La vie d’avant

Je me souviens du premier matin à Budapest, du premier matin à Rome, du premier matin à Séville. Je me souviens du voyage et de nos longues soirées en Espagne. On marchait jusqu’au Corte Inglés pour acheter des oranges, du pain, du vin. La nuit ne tombait ni tôt ni tard, elle avait trouvé l’entre-deux, la bonne lumière en terrasse. Dans les ruelles moins réchauffées que les grandes avenues, on quittait le trottoir un instant pour laisser s’engager une poussette, une famille, un couple accroché. On riait en grand, souriait en espagnol, mangeait des tapas dès le matin. Quand je pense à cette vie-là, je ne sais pas la dater. Je situe sa fin, peut-être ; quelque chose comme mars 2020, ou juin. Le début, je ne sais plus bien. L’année 1987, ma naissance ? J’ai poussé un cri, le premier. Peut-être m’a-t-on soufflé dessus pour que je sursaute et m’exprime, et puis après ? J’entrais dans un monde que mes parents connaissaient bien. Dans ce monde-là, j’ai joué trente ans, plus exactement trente-trois. 

J’ai connu des garçons dans des bars, des bars autour des garçons, des bises, des mains qui se frôlent, et puis l’étrange terrain qui flotte entre l’amour ou l’amitié. Combien de fois ai-je manqué de savoir ? Dans la vie d’avant, on ne savait pas, nous étions trop près et trop loin à la fois, nous naviguions à mi-distance mais rêvions toujours à l’extrême. J’ai connu des nuits blanches et puis Mathieu, premier baiser à Opéra, son visage dans les couloirs du métro, ses gestes spontanés, ses amis en soirée.

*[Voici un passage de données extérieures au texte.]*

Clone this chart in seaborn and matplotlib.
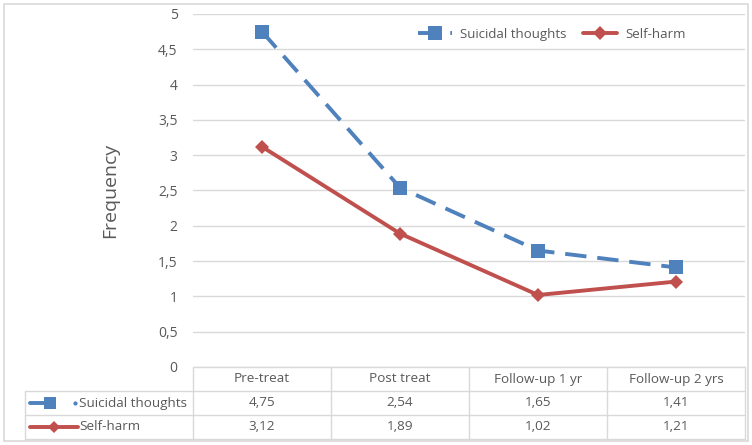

J’ai connu tout ça, nous avons connu tout ça, et depuis quelques jours, je me demande où se cache la vie d’avant, où se cachent juin 87, les marelles, les cours d’école, les parfums d’inconnus. Je regarde des films qui m’apparaissent comme de la science-fiction, alors que la science-fiction, c’est nous, c’est maintenant, c’est la rue déserte que je plaque en papier calque sur les rues d’Espagne. Je regarde les acteurs s’enlacer, se parler, je me demande où sont leurs masques, et puis je me dis que les décors de la vie d’avant me manquent, mais aussi les sons. 

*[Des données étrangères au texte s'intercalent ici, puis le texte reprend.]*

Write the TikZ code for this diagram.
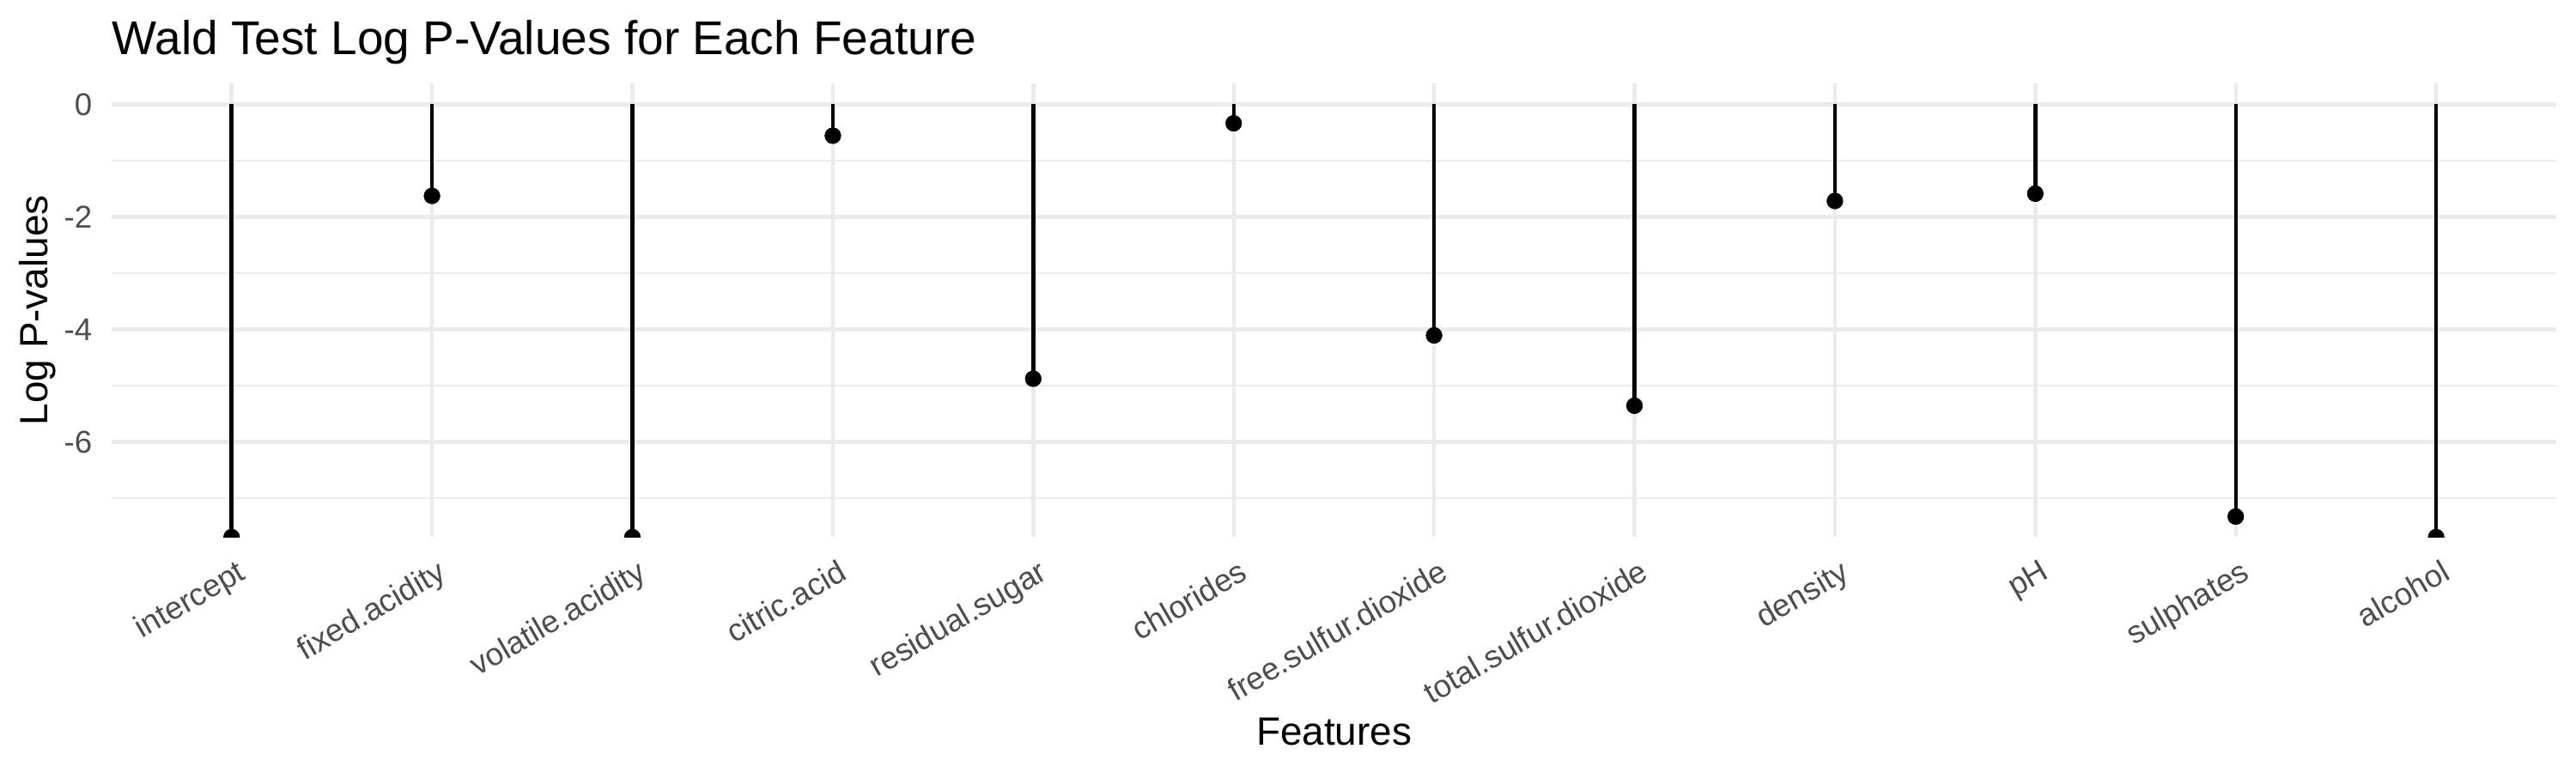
\documentclass[tikz,border=0pt]{standalone}
\usepackage{fontspec}
\setmainfont{Liberation Sans}
\definecolor{gridc}{HTML}{EBEBEB}
\definecolor{axtext}{HTML}{4D4D4D}
\begin{document}
\begin{tikzpicture}[x=0.01cm,y=-0.01cm,
  major/.style={draw=gridc, line width=1.26pt},
  minor/.style={draw=gridc, line width=0.63pt},
  stem/.style={draw=black, line width=1.26pt, line cap=butt},
  dot/.style={circle, fill=black, inner sep=0pt, minimum size=0.19cm},
  xlab/.style={rotate=30, anchor=north east, inner sep=0pt, text=axtext, font=\fontsize{10.43pt}{12pt}\selectfont},
  ylab/.style={anchor=base east, inner sep=0pt, text=axtext, font=\fontsize{10.43pt}{12pt}\selectfont},
  axtitle/.style={inner sep=0pt, text=black, font=\fontsize{13.04pt}{15pt}\selectfont},
  ptitle/.style={anchor=base west, inner sep=0pt, text=black, font=\fontsize{15.65pt}{18pt}\selectfont}
]
\useasboundingbox (0,0) rectangle (3000,900);
\fill[white] (0,0) rectangle (3000,900);
% grid
\foreach \v in {-1,-3,-5,-7}
  \draw[minor] (130,{121.3-65.5*\v}) -- (2977,{121.3-65.5*\v});
\foreach \v in {0,-2,-4,-6}
  \draw[major] (130,{121.3-65.5*\v}) -- (2977,{121.3-65.5*\v});
\foreach \i in {0,...,11}
  \draw[major] ({269.7+233.4*\i},97.3) -- ({269.7+233.4*\i},625.4);
% y tick labels
\node[ylab] (t0) at (108,{121.3+13.4}) {0};
\node[ylab] (t2) at (108,{121.3+131+13.4}) {-2};
\node[ylab] (t4) at (108,{121.3+262+13.4}) {-4};
\node[ylab] (t6) at (108,{121.3+393+13.4}) {-6};
% data
\begin{scope}
\clip (130,97.3) rectangle (2977,625.4);
\foreach \i/\v [count=\n] in {0/-7.6965,1/-1.63,2/-7.6965,3/-0.56,4/-4.88,5/-0.34,6/-4.11,7/-5.36,8/-1.72,9/-1.59,10/-7.33,11/-7.6965}{
  \coordinate (s\n) at ({269.7+233.4*\i},121.3);
  \node[dot] (p\n) at ({269.7+233.4*\i},{121.3-65.5*\v}) {};
  \draw[stem] (s\n) -- (p\n.center);
  \fill (p\n.center) circle[radius=0.095cm];
}
\end{scope}
% x labels
\foreach \i/\lab [count=\n] in {0/intercept,1/fixed.acidity,2/volatile.acidity,3/citric.acid,4/residual.sugar,5/chlorides,6/free.sulfur.dioxide,7/total.sulfur.dioxide,8/density,9/pH,10/sulphates,11/alcohol}
  \node[xlab] (xl\n) at ({269.7+233.4*\i+5},649.5) {\lab};
% titles
\node[ptitle] (title) at (130,63) {Wald Test Log P-Values for Each Feature};
\node[axtitle, rotate=90, anchor=base] (ytitle) at (55,361.3) {Log P-values};
\node[axtitle, anchor=base] (xtitle) at (1553.5,867) {Features};
\end{tikzpicture}
\end{document}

J’ai oublié le bruit des machines à café tôt le matin dans les troquets, celui des ongles qui jettent leur musique sur une table en bois, le bruit des baisers qui claquent, des secrets à l’oreille. J’ose penser que bientôt, nous retrouverons ces sensations et qu’alors nous serons si libres que nous crierons sur la piste de danse et contre quelques corps redevenus bavards. J’ose le penser mais je n’y crois pas beaucoup. Parfois je me dis que le monde d’avant s’est perdu, que nous ne le retrouvons jamais. Je me sens pleine de vêtements et de couches, d’un poids si lourd que j’interroge perpétuellement ma légèreté ancienne. Je voudrais courir sur une plage et semer les manteaux, les pulls, l’épaisseur. Je voudrais dégrafer la réalité, l’abandonner et puis m’habiller autrement, m’habiller pour sortir, pour vous rejoindre. Où passe le présent d’hier quand arrive aujourd’hui ? Comment allons-nous déambuler dans un monde étroit ? 

Allons-nous encore descendre des trottoirs et marcher au milieu de la rue, allons-nous encore croiser des poussettes, des traces du futur sur le visage des passants ? Le périmètre se restreint, nous savons l’heure qu’il est, le rayon d’un kilomètre. Avant, le monde était vaste, avant le sol des boîtes de nuit collait sous nos pieds, avant on écoutait Jean-Jacques Goldman très fort, on se tombait dans les bras, on se tenait les cheveux, on s’embrassait sans réfléchir, on réservait des vacances, des bouts de vie, on réservait selon le soleil, les congés, l’humeur du jour, la conversation de la veille. Désormais, on se réserve une journée convenable et demain, on essaiera encore. Cette fois, étrangement, j’ai la date de début. 1er novembre 2020 : je ne sais pas où je vais, mais je sais ce que je viens de perdre.